Les anciens docteurs n'avaient pas besoin de travailler durant leur temps libre, ils avaient le soutien économique du gouvernement chinois. Leurs buts étaient très claires : obtenir le diplôme, bien finir les études, rendre service à l'Etat chinois dans l'avenir. Les étudiants à l'époque formaient une élite.

Q6 : Et les nouveaux étudiants, qu'en pensez-vous ?

Par rapport aux anciens étudiants, les nouveaux ne sont pas aussi studieux, ceux qui n'ont pas assez de moyens, il leur faut travailler en dehors des études pour gagner leurs vies. Cela influence leurs études et, des fois, ils sont obligés de redoubler une ou deux années et même plus.

Mais par contre, c'est toujours une bonne chose de sortir de la Chine et d'ouvrir les yeux. C'est de toute façon une expérience impressionnante pour les jeunes. Il y a aussi beaucoup de bons étudiants, et vu que le nombre total augmente, le nombre de bons étudiants augmentent également. Je suis pour l'augmentation du nombre d'étudiants. En fait la proportion des étudiants chinois reste encore inférieure à celle des pays occidentaux. Je pense que cela favorisera le développement économique et culturel de la Chine, et aussi la communication et la coopération franco-chinoise.

Q7 : Est-ce que vous avez des conseils pour les étudiants chinois qui veulent étudier en France dans l'avenir?

Si tu as décidé d'étudier à l'étranger, précise ton but et ta motivation. Tu viens pour étudier mais pas pour t'amuser. Des étudiants ont gaspillé l'argent de leurs parents et sont rentrés de temps en temps en Chine, ça sert à quoi ? Donc je pense qu'il faut donner la priorité aux études, mais il faut aussi connaître la France, communiquer avec les Français, et c'est comme ça que tu prépares bien ton avenir.

 

 

Imprimeur bien connu de la communauté chinoise, Wang Yong, originaire de la province du Zhejiang, a fait un master en « art visuel » à l'Université de Strasbourg il y a 10 ans. Avec sa femme qui y a étudié l'architecture, ils sont installés dans la capitale européenne depuis 2003. Aujourd’hui, avec leur fille de 7 ans et leur fils de 2 ans, la famille de Wang est installée à demeure en Alsace. « Ma vie est à Strasbourg, j'ai ma vie sociale ici, ma femme et mes enfants, mon travail aussi.

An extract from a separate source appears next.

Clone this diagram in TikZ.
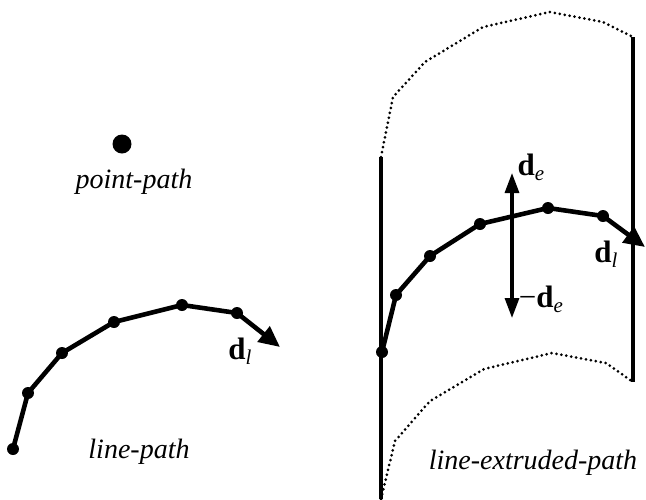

Je ne peux plus revenir en Chine », raconte Wang Yong devant le bureau de son entreprise.

Depuis 2000, des étudiants financés par leurs parents sont arrivés en France. Après leurs études à Strasbourg, et plutôt que de repartir en Chine, certains font le choix de débuter leur carrière professionnelle en France. Ils se mettent à leur compte, ou bien travailler pour de grandes firmes chinoises. Après 25 ans de croissance économique à deux chiffres, les entreprises de Shenzhen, Shanghai ou de Beijing s'attaquent désormais aux marchés étrangers. Elles ont besoin de salariés qui maitrisent la langue et la culture de leurs clients.

 

 

La pékinoise Yin Xiaofei (44 ans), est arrivée à Toulouse en 1998 pour suivre un master de marketing. Deux ans après, une fois son diplôme obtenu, elle a souhaité venir à l'Université de Strasbourg afin d'améliorer son niveau de français. En 2003, une société photovoltaïque chinoise originaire de Shenzhen (au sud de la Chine, dans la province du Guangdong) cherchait une responsable en France. Par l’intermédiaire d’une connaissance, Yin a été choisie comme chargée d'affaires de la filiale française de la société. Elle en est devenue la présidente.

Venu de la province du Zhejiang où il a étudié dans l'Université de Zhejiang, une des meilleures universités chinoises. Gu Xiaonan est envoyé en France en 1985 par le gouvernement pour faire son doctorat d’architecture à l’INSA de Lyon, puis de Strasbourg. Après son arrivée, il a tout d’abord été surpris par le faible nombre de pauvres en France et le décalage entre la vision de la propagande et le pays réel qu’il a découvert. Le mode de vie capitaliste ne lui semblait pas aussi néfaste que ce que l’on disait en Chine.